Another film from 2019 (other than Quentin Tarantino’s Once Upon a Time in Hollywood) that makes reference to Bruce Lee is the Tamil-language action film titled Petta directed by Karthik Subbaraj and starring the septuagenarian (well, he will be in December) SUPERSTAR of Indian cinema, Rajinikanth. In one flashback scene Rajinikanth, is seen sporting an old-school Indian moustache, wearing a traditional veshti and striding along a row tables with seated guests enjoying a banana-leaf meal. It is a wedding scene and the people are feasting in some kind of community hall on the rear wall of which is painted, rather incongruously, a mural of Bruce Lee!

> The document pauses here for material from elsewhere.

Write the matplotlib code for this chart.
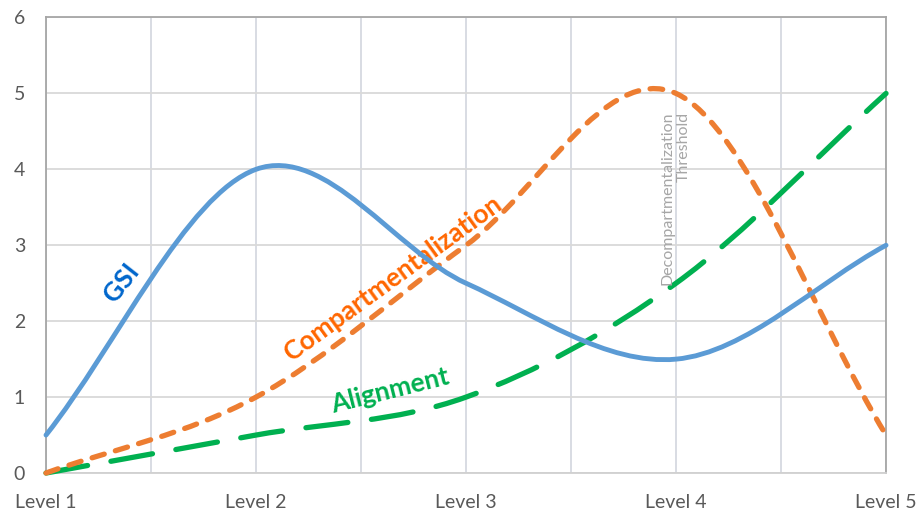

It is interesting to note that Rajinikanth movies are just as referential as Quentin Tarantino’s oeuvre, albeit with less pretension. If Tarantino’s referential play indexes the worlds of Hollywood and Spaghetti Westerns, Rajinikanth films refer even more reflexively to the realm of Rajinikanth movies (over 160 released to date), generating SUPERSTAR tropes that transcend specific films. Further, Indian cinema is, as a whole, filled with instances of pastiche, parody, piracy and praise – ranging from reverential remakes across the many indigenous language cinemas, to shameless ripoffs of Hollywood.
One reviewer of Petta explains just such a scene from the film, “In one moment Rajini actually takes out a nunchuck and starts doing fancy moves with it. I imagine a 10-year-old Karthik Subbaraj [who is so much younger than his leading man] watching Bruce Lee’s Enter the Dragon and thinking, ‘imagine how cool it would be if my Thalaivar did that?!’ and then writing it down on a piece of paper with a crayon. It’s kinda ridiculous, but that about sums up the fun, bizarre and complete Rajini mania world that is Petta.” This tribute to the Martial Arts master and first crossover Asian superstar in the global movie industry reflects the place he holds in the esteem and imagination of the populations of many Asian nations.
It is in the light of this place of honour that I suggest that Tarantino’s degrading portrayal is an egregious maligning not only of a man but also that of an icon which is esteemed by a wide global community. Bruce Lee is much more to us than just a great martial arts master and the first Asian cross-over movie superstar and … you know, although I loved Pulp Fiction, somehow, I could never get into the martial arts oriented Kill Bill set … now I understand why … Once Upon a Time in Hollywood seems to have revealed much more about Tarantino than it has about Bruce Lee.